Index | Thread | Search

From:
Marc Espie <marc.espie.openbsd@gmail.com>
Subject:
Re: patch: tsort has no business handling NUL bytes
To:
tech@openbsd.org
Date:
Wed, 24 Jun 2026 13:34:22 +0200

Download raw body.

Thread
On Wed, Jun 24, 2026 at 01:26:25PM +0200, Jeremie Courreges-Anglas wrote:
> On Wed, Jun 24, 2026 at 01:18:48PM +0200, Marc Espie wrote:
> > The Opengroup text says:
> > file
> >     A pathname of a text file to order.
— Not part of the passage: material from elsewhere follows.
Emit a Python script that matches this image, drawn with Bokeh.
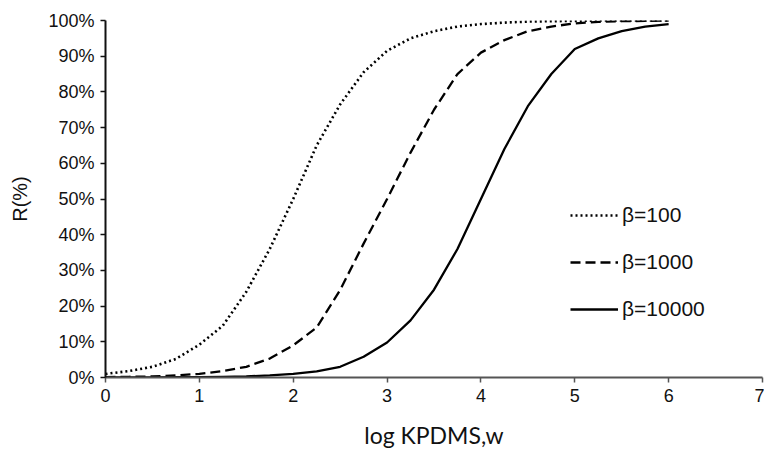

If no file operand is given, the standard input shall be used.
> > 
> > Keyword: text
> > 
> > a NUL byte has no place in a text file.
> 
> I agree that we shouldn't attempt to support NUL bytes.  Pretending
> that we do so in one place bears the question whether the rest of the
> code is safe, and it most probably isn't.  Actually, read_hints()
> right below has the same "issue".
> 
> Here's the diff which I hadn't sent yet because it didn't go through a
> bulk build.  Sooon...  I didn't bother printing the file name because
> of stdin handling.
> 
> 
> Index: tsort.c
> ===================================================================
> RCS file: /cvs/src/usr.bin/tsort/tsort.c,v
> diff -u -p -r1.39 tsort.c
> --- tsort.c	23 Jun 2026 08:27:37 -0000	1.39
> +++ tsort.c	23 Jun 2026 09:54:53 -0000
> @@ -313,18 +313,20 @@ read_pairs(FILE *f, struct ohash *h, int
>  	while ((str = fgetln(f, &size)) != NULL) {
>  		char *sentinel;
>  
> +		if (memchr(str, '\0', size))
> +			errx(1, "NUL byte detected in input");
> +
>  		sentinel = str + size;
>  		for (;;) {
>  			char *e;
>  
>  			while (str < sentinel &&
> -			    (isspace((unsigned char)*str) || *str == '\0'))
> +			    isspace((unsigned char)*str))
>  				str++;
>  			if (str == sentinel)
>  				break;
>  			for (e = str;
> -			    e < sentinel && !isspace((unsigned char)*e) &&
> -			    *e != '\0'; e++)
> +			    e < sentinel && !isspace((unsigned char)*e); e++)
>  				continue;
>  			if (toggle) {
>  				a = node_lookup(h, str, e);
> @@ -362,6 +364,9 @@ read_hints(FILE *f, struct ohash *h, int
>  
>  	while ((str = fgetln(f, &size)) != NULL) {
>  		char *sentinel;
> +
> +		if (memchr(str, '\0', size))
> +			errx(1, "NUL byte detected in input");
>  
>  		sentinel = str + size;
>  		for (;;) {
> 
> 
> -- 
> jca
More efficient than my patch. Just one small tweak: those functions take
the file name, so the error message can mention it explicitly. Please do so
like for other errx messages in there.